Following the Supreme Court’s decision, Bloomberg analysts described Brazil and President Lula as “perhaps the biggest winners in the world.” Brazil’s strategy of neither retaliating nor yielding to pressure from Washington throughout 2025 ultimately proved successful. While countries that negotiated bilateral agreements under the IEEPA framework found themselves dealing with the legal consequences of those arrangements’ invalidity, Brazil entered the new phase of negotiations without having made concessions and with a lower final tariff than that applied to many traditional U.S. allies.
From an economic perspective, the reduction of the tariff from 40% to 15% provided immediate relief for high value-added sectors of Brazilian industry, such as automotive and machinery and equipment, whose exports had been virtually halted. It is estimated that maintaining the punitive surcharge would have cost Brazil billions of dollars in foreign exchange in just the first half of 2026. Following the court decision, shipments to the Port of Houston and other U.S. terminals gradually resumed, although exporters continue to operate with reduced margins due to the temporary nature of the new rate and the backlog of inventories accumulated during the period of heightened tariff aggression.
Even so, the new 15% surcharge, although universal, still represents a significant burden for Brazilian exporters.

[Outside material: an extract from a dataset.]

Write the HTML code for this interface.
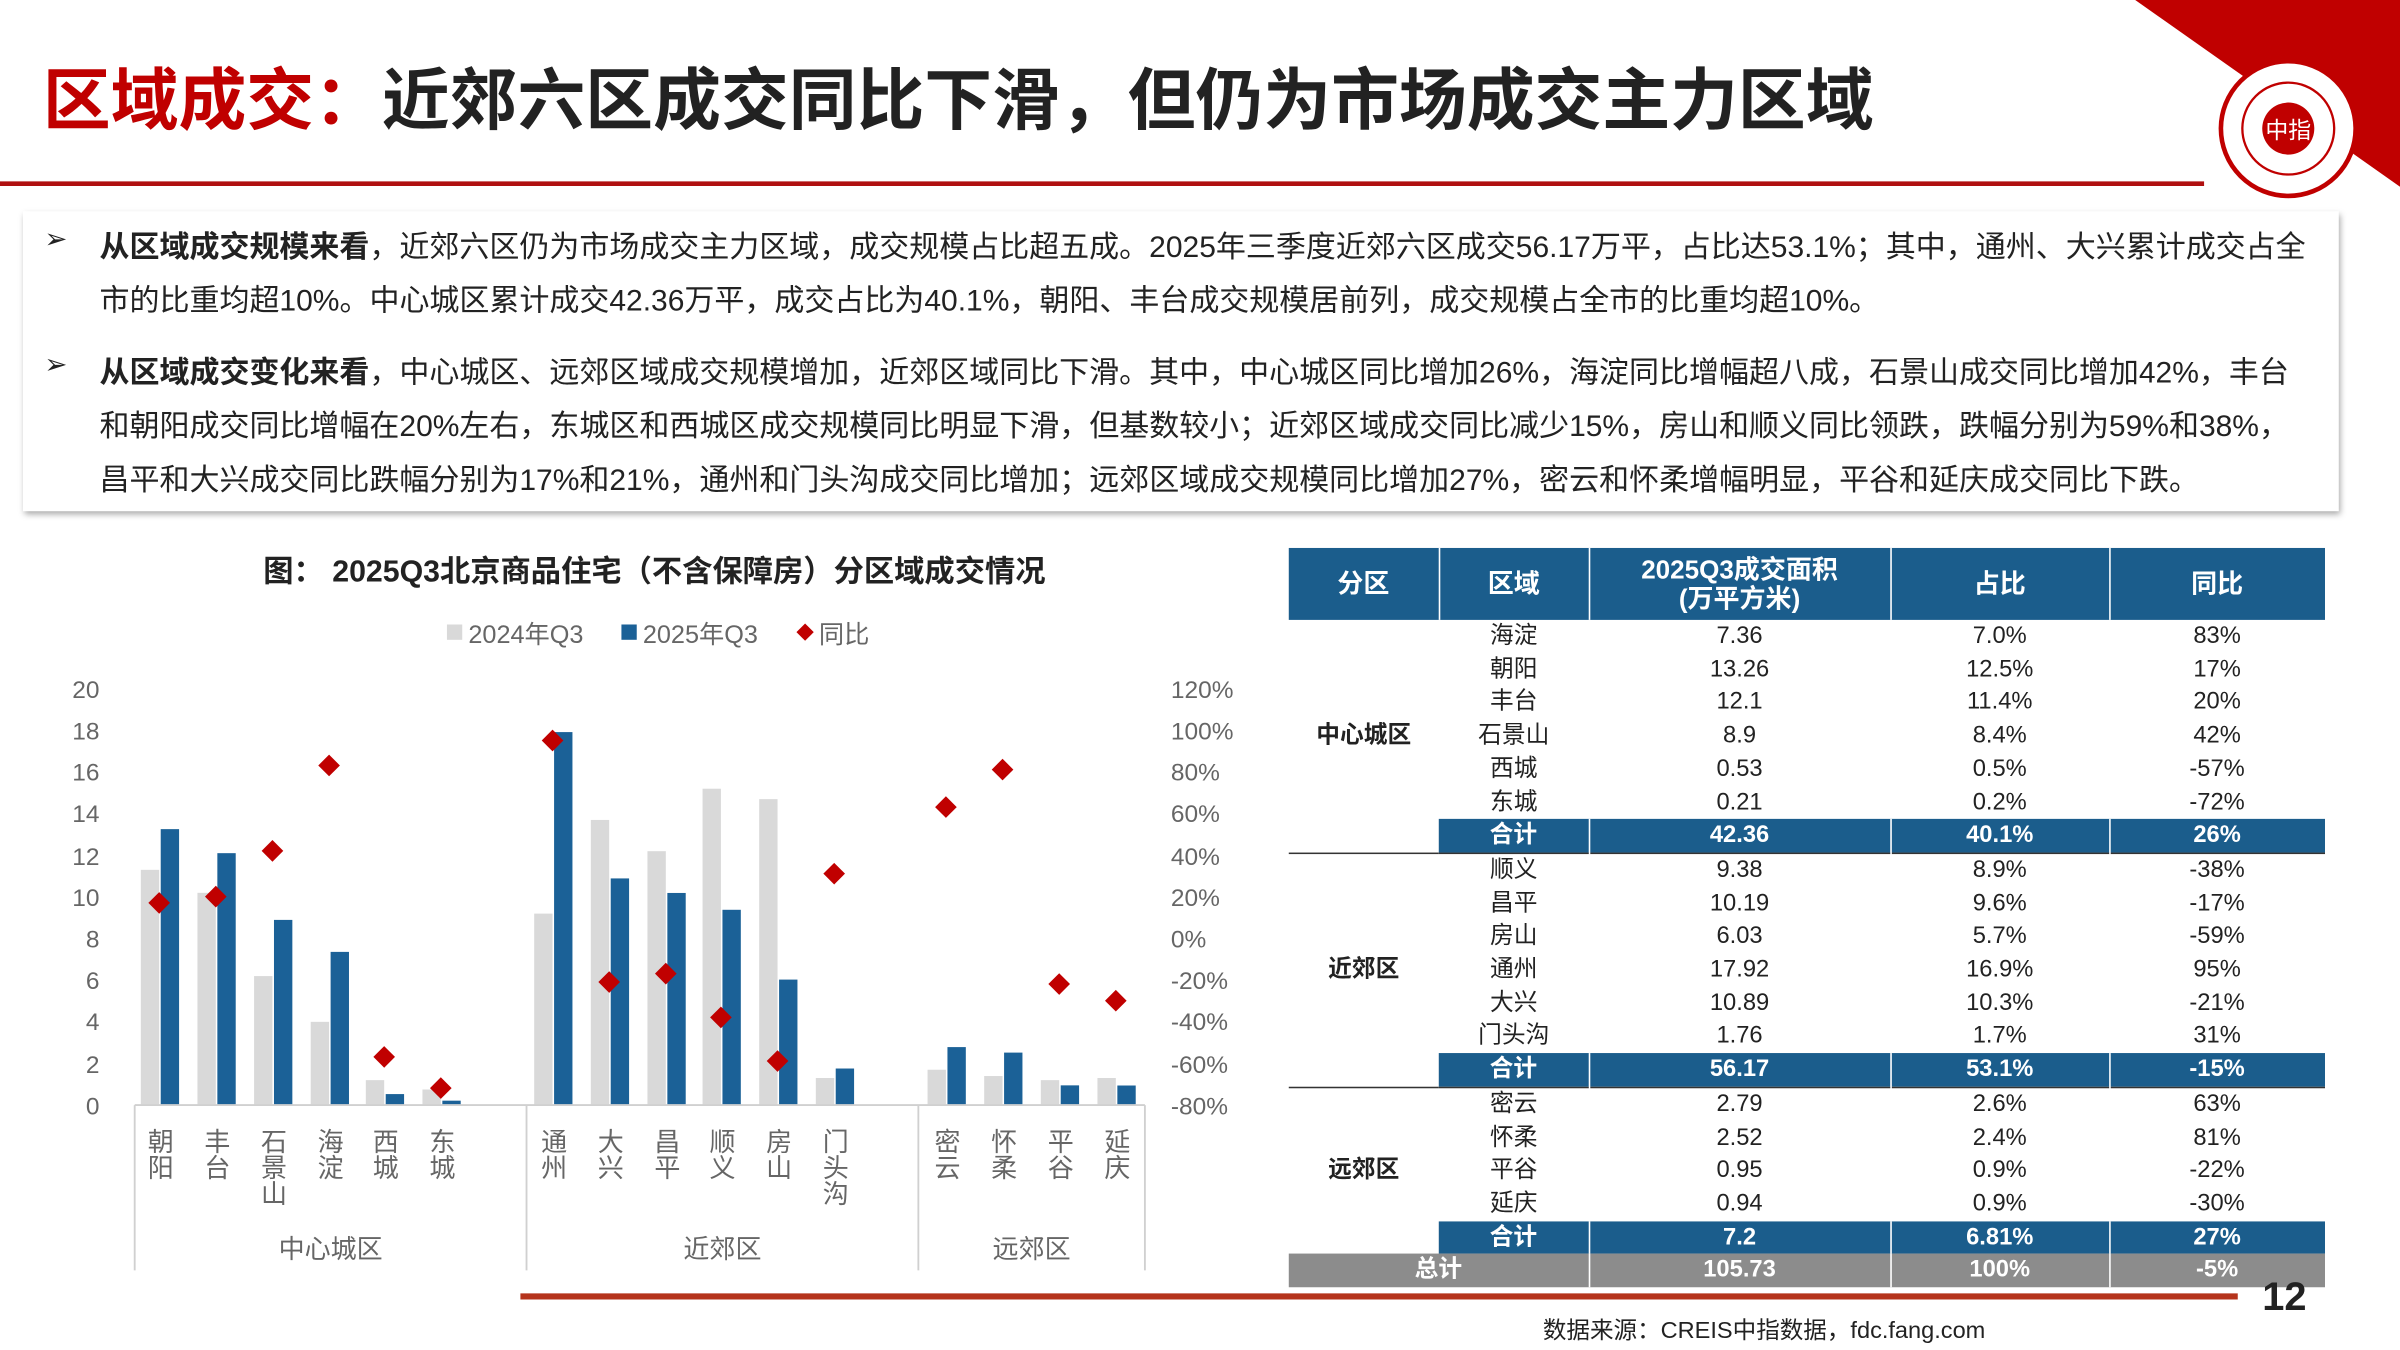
<!DOCTYPE html>
<html><head><meta charset="utf-8">
<style>
html,body{margin:0;padding:0;background:#fff;overflow:hidden}
#wrap{width:1568px;height:882px;position:relative;transform:scale(1.530612);transform-origin:0 0;font-family:"Liberation Sans","Noto Sans CJK SC",sans-serif;color:#222}
.abs{position:absolute;white-space:nowrap}
.title{left:28px;top:30px;font-size:44.3px;font-weight:bold;letter-spacing:0px}
.box{left:15px;top:138px;width:1513px;height:196px;box-shadow:1px 2px 4px rgba(0,0,0,.35);background:#fff}
.ln{position:absolute;left:50px;font-size:19.6px;white-space:nowrap}
.bul{position:absolute;left:14px;font-size:18px}
table{border-collapse:collapse;position:absolute;left:842px;top:358px;font-size:15.5px;text-align:center}
td{padding:0;height:21.7px;line-height:21.7px}
th{background:#1b5d8c;color:#fff;font-size:17px;height:45px;line-height:19px;font-weight:bold;border-right:1px solid #fff}
.sum td.s{background:#1b5d8c;color:#fff;font-weight:bold;border-right:1px solid #fff}
.tot td{background:#8c8c8c;color:#fff;font-weight:bold;border-right:1px solid #fff}
.g td{border-top:1.5px solid #333}
</style></head><body><div id="wrap">
<svg class="abs" style="left:0;top:0" width="1568" height="882">
<polygon points="1395,0 1568,0 1568,122" fill="#c00000"/>
<circle cx="1495" cy="84" r="44" fill="#fff" stroke="#c00000" stroke-width="3"/>
<circle cx="1495" cy="84" r="30" fill="none" stroke="#c00000" stroke-width="1.5"/>
<circle cx="1495" cy="84" r="17" fill="#c00000"/>
<text x="1495" y="90" font-size="15" fill="#fff" text-anchor="middle" font-family="Noto Sans CJK SC">中指</text>
<line x1="0" y1="120" x2="1440" y2="120" stroke="#b01010" stroke-width="3"/>
<line x1="340" y1="847" x2="1462" y2="847" stroke="#b5341c" stroke-width="4"/>
</svg>
<div class="abs title"><span style="color:#c00000">区域成交：</span>近郊六区成交同比下滑，但仍为市场成交主力区域</div>
<div class="abs box">
<div class="bul" style="top:8px">➢</div>
<div class="ln" style="top:7px"><b>从区域成交规模来看</b>，近郊六区仍为市场成交主力区域，成交规模占比超五成。2025年三季度近郊六区成交56.17万平，占比达53.1%；其中，通州、大兴累计成交占全</div>
<div class="ln" style="top:42px">市的比重均超10%。中心城区累计成交42.36万平，成交占比为40.1%，朝阳、丰台成交规模居前列，成交规模占全市的比重均超10%。</div>
<div class="bul" style="top:90px">➢</div>
<div class="ln" style="top:89px"><b>从区域成交变化来看</b>，中心城区、远郊区域成交规模增加，近郊区域同比下滑。其中，中心城区同比增加26%，海淀同比增幅超八成，石景山成交同比增加42%，丰台</div>
<div class="ln" style="top:124px">和朝阳成交同比增幅在20%左右，东城区和西城区成交规模同比明显下滑，但基数较小；近郊区域成交同比减少15%，房山和顺义同比领跌，跌幅分别为59%和38%，</div>
<div class="ln" style="top:159px">昌平和大兴成交同比跌幅分别为17%和21%，通州和门头沟成交同比增加；远郊区域成交规模同比增加27%，密云和怀柔增幅明显，平谷和延庆成交同比下跌。</div>
</div>
<div class="abs" style="left:172px;top:357px;font-size:19.8px;font-weight:bold">图：&nbsp;2025Q3北京商品住宅（不含保障房）分区域成交情况</div>
<svg class="abs" style="left:0;top:0" width="840" height="882" font-family="Liberation Sans,Noto Sans CJK SC,sans-serif">
<g font-size="16.5" fill="#666">
<rect x="292" y="408" width="10" height="10" fill="#d9d9d9"/><text x="306" y="420">2024年Q3</text>
<rect x="406" y="408" width="10" height="10" fill="#1b6197"/><text x="420" y="420">2025年Q3</text>
<rect x="522" y="409" width="8" height="8" fill="#c00000" transform="rotate(45 526 413)"/><text x="535" y="420">同比</text>
</g>
<g font-size="16" fill="#666" text-anchor="end">
<text x="65" y="456">20</text><text x="65" y="483">18</text><text x="65" y="510">16</text><text x="65" y="537">14</text><text x="65" y="565">12</text><text x="65" y="592">10</text><text x="65" y="619">8</text><text x="65" y="646">6</text><text x="65" y="673">4</text><text x="65" y="701">2</text><text x="65" y="728">0</text>
</g>
<g font-size="16" fill="#666">
<text x="765" y="456">120%</text><text x="765" y="483">100%</text><text x="765" y="510">80%</text><text x="765" y="537">60%</text><text x="765" y="565">40%</text><text x="765" y="592">20%</text><text x="765" y="619">0%</text><text x="765" y="646">-20%</text><text x="765" y="673">-40%</text><text x="765" y="701">-60%</text><text x="765" y="728">-80%</text>
</g>
<g fill="#d9d9d9">
<rect x="92" y="568.3" width="12" height="153.7"/><rect x="129" y="583.3" width="12" height="138.7"/><rect x="166" y="637.7" width="12" height="84.3"/><rect x="203" y="667.6" width="12" height="54.4"/><rect x="239" y="705.7" width="12" height="16.3"/><rect x="276" y="711.8" width="12" height="10.2"/>
<rect x="349" y="596.9" width="12" height="125.1"/><rect x="386" y="535.7" width="12" height="186.3"/><rect x="423" y="556.1" width="12" height="165.9"/><rect x="459" y="515.3" width="12" height="206.7"/><rect x="496" y="522.1" width="12" height="199.9"/><rect x="533" y="704.3" width="12" height="17.7"/>
<rect x="606" y="698.9" width="12" height="23.1"/><rect x="643" y="703" width="12" height="19"/><rect x="680" y="705.7" width="12" height="16.3"/><rect x="717" y="704.3" width="12" height="17.7"/>
</g>
<g fill="#1b6197">
<rect x="105" y="541.7" width="12" height="180.3"/><rect x="142" y="557.4" width="12" height="164.6"/><rect x="179" y="601" width="12" height="121"/><rect x="216" y="621.9" width="12" height="100.1"/><rect x="252" y="714.8" width="12" height="7.2"/><rect x="289" y="719.1" width="12" height="2.9"/>
<rect x="362" y="478.3" width="12" height="243.7"/><rect x="399" y="573.9" width="12" height="148.1"/><rect x="436" y="583.4" width="12" height="138.6"/><rect x="472" y="594.4" width="12" height="127.6"/><rect x="509" y="640" width="12" height="82"/><rect x="546" y="698.1" width="12" height="23.9"/>
<rect x="619" y="684.1" width="12" height="37.9"/><rect x="656" y="687.7" width="12" height="34.3"/><rect x="693" y="709.1" width="12" height="12.9"/><rect x="730" y="709.2" width="12" height="12.8"/>
</g>
<g fill="#c00000">
<rect x="99" y="584.9" width="10" height="10" transform="rotate(45 104 589.9)"/>
<rect x="136" y="580.8" width="10" height="10" transform="rotate(45 141 585.8)"/>
<rect x="173" y="550.9" width="10" height="10" transform="rotate(45 178 555.9)"/>
<rect x="210" y="495.1" width="10" height="10" transform="rotate(45 215 500.1)"/>
<rect x="246" y="685.5" width="10" height="10" transform="rotate(45 251 690.5)"/>
<rect x="283" y="705.9" width="10" height="10" transform="rotate(45 288 710.9)"/>
<rect x="356" y="478.8" width="10" height="10" transform="rotate(45 361 483.8)"/>
<rect x="393" y="636.6" width="10" height="10" transform="rotate(45 398 641.6)"/>
<rect x="430" y="631.1" width="10" height="10" transform="rotate(45 435 636.1)"/>
<rect x="466" y="659.7" width="10" height="10" transform="rotate(45 471 664.7)"/>
<rect x="503" y="688.2" width="10" height="10" transform="rotate(45 508 693.2)"/>
<rect x="540" y="565.8" width="10" height="10" transform="rotate(45 545 570.8)"/>
<rect x="613" y="522.3" width="10" height="10" transform="rotate(45 618 527.3)"/>
<rect x="650" y="497.8" width="10" height="10" transform="rotate(45 655 502.8)"/>
<rect x="687" y="637.9" width="10" height="10" transform="rotate(45 692 642.9)"/>
<rect x="724" y="648.8" width="10" height="10" transform="rotate(45 729 653.8)"/>
</g>
<g stroke="#d0d0d0" stroke-width="1.2">
<line x1="88" y1="722" x2="748" y2="722"/>
<line x1="88" y1="722" x2="88" y2="830"/><line x1="344" y1="722" x2="344" y2="830"/><line x1="600" y1="722" x2="600" y2="830"/><line x1="748" y1="722" x2="748" y2="830"/>
</g>
<g font-size="17" fill="#666" text-anchor="middle">
<text x="105" y="752">朝</text><text x="105" y="769">阳</text>
<text x="142" y="752">丰</text><text x="142" y="769">台</text>
<text x="179" y="752">石</text><text x="179" y="769">景</text><text x="179" y="786">山</text>
<text x="216" y="752">海</text><text x="216" y="769">淀</text>
<text x="252" y="752">西</text><text x="252" y="769">城</text>
<text x="289" y="752">东</text><text x="289" y="769">城</text>
<text x="362" y="752">通</text><text x="362" y="769">州</text>
<text x="399" y="752">大</text><text x="399" y="769">兴</text>
<text x="436" y="752">昌</text><text x="436" y="769">平</text>
<text x="472" y="752">顺</text><text x="472" y="769">义</text>
<text x="509" y="752">房</text><text x="509" y="769">山</text>
<text x="546" y="752">门</text><text x="546" y="769">头</text><text x="546" y="786">沟</text>
<text x="619" y="752">密</text><text x="619" y="769">云</text>
<text x="656" y="752">怀</text><text x="656" y="769">柔</text>
<text x="693" y="752">平</text><text x="693" y="769">谷</text>
<text x="730" y="752">延</text><text x="730" y="769">庆</text>
<text x="216" y="822">中心城区</text><text x="472" y="822">近郊区</text><text x="674" y="822">远郊区</text>
</g>
</svg>
<table>
<colgroup><col style="width:98px"><col style="width:98px"><col style="width:197px"><col style="width:143px"><col style="width:141px"></colgroup>
<tr><th>分区</th><th>区域</th><th>2025Q3成交面积<br>(万平方米)</th><th>占比</th><th>同比</th></tr>
<tr><td rowspan="7" style="font-weight:bold">中心城区</td><td>海淀</td><td>7.36</td><td>7.0%</td><td>83%</td></tr>
<tr><td>朝阳</td><td>13.26</td><td>12.5%</td><td>17%</td></tr>
<tr><td>丰台</td><td>12.1</td><td>11.4%</td><td>20%</td></tr>
<tr><td>石景山</td><td>8.9</td><td>8.4%</td><td>42%</td></tr>
<tr><td>西城</td><td>0.53</td><td>0.5%</td><td>-57%</td></tr>
<tr><td>东城</td><td>0.21</td><td>0.2%</td><td>-72%</td></tr>
<tr class="sum"><td class="s">合计</td><td class="s">42.36</td><td class="s">40.1%</td><td class="s">26%</td></tr>
<tr class="g"><td rowspan="7" style="font-weight:bold">近郊区</td><td>顺义</td><td>9.38</td><td>8.9%</td><td>-38%</td></tr>
<tr><td>昌平</td><td>10.19</td><td>9.6%</td><td>-17%</td></tr>
<tr><td>房山</td><td>6.03</td><td>5.7%</td><td>-59%</td></tr>
<tr><td>通州</td><td>17.92</td><td>16.9%</td><td>95%</td></tr>
<tr><td>大兴</td><td>10.89</td><td>10.3%</td><td>-21%</td></tr>
<tr><td>门头沟</td><td>1.76</td><td>1.7%</td><td>31%</td></tr>
<tr class="sum"><td class="s">合计</td><td class="s">56.17</td><td class="s">53.1%</td><td class="s">-15%</td></tr>
<tr class="g"><td rowspan="5" style="font-weight:bold">远郊区</td><td>密云</td><td>2.79</td><td>2.6%</td><td>63%</td></tr>
<tr><td>怀柔</td><td>2.52</td><td>2.4%</td><td>81%</td></tr>
<tr><td>平谷</td><td>0.95</td><td>0.9%</td><td>-22%</td></tr>
<tr><td>延庆</td><td>0.94</td><td>0.9%</td><td>-30%</td></tr>
<tr class="sum"><td class="s">合计</td><td class="s">7.2</td><td class="s">6.81%</td><td class="s">27%</td></tr>
<tr class="tot"><td colspan="2">总计</td><td>105.73</td><td>100%</td><td>-5%</td></tr>
</table>
<div class="abs" style="left:1478px;top:832px;font-size:26px;font-weight:bold">12</div>
<div class="abs" style="left:1008px;top:857px;font-size:15.4px;color:#222">数据来源：CREIS中指数据，fdc.fang.com</div>
</div></body></html>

Moreover, the U.S. government had already initiated, in July 2025, a formal investigation into Brazilian digital trade practices under Section 301 of the Trade Act of 1974—an investigation that remains active and could, in the future, justify new specific and long-lasting tariffs. Unlike Section 122, measures under Section 301 are not subject to a time limit or fixed percentage cap. Uncertainty therefore remains, along with the challenge of building stable trade relations between Brazil and the United States in an environment of increasing political instrumentalization of U.S. tariff policy.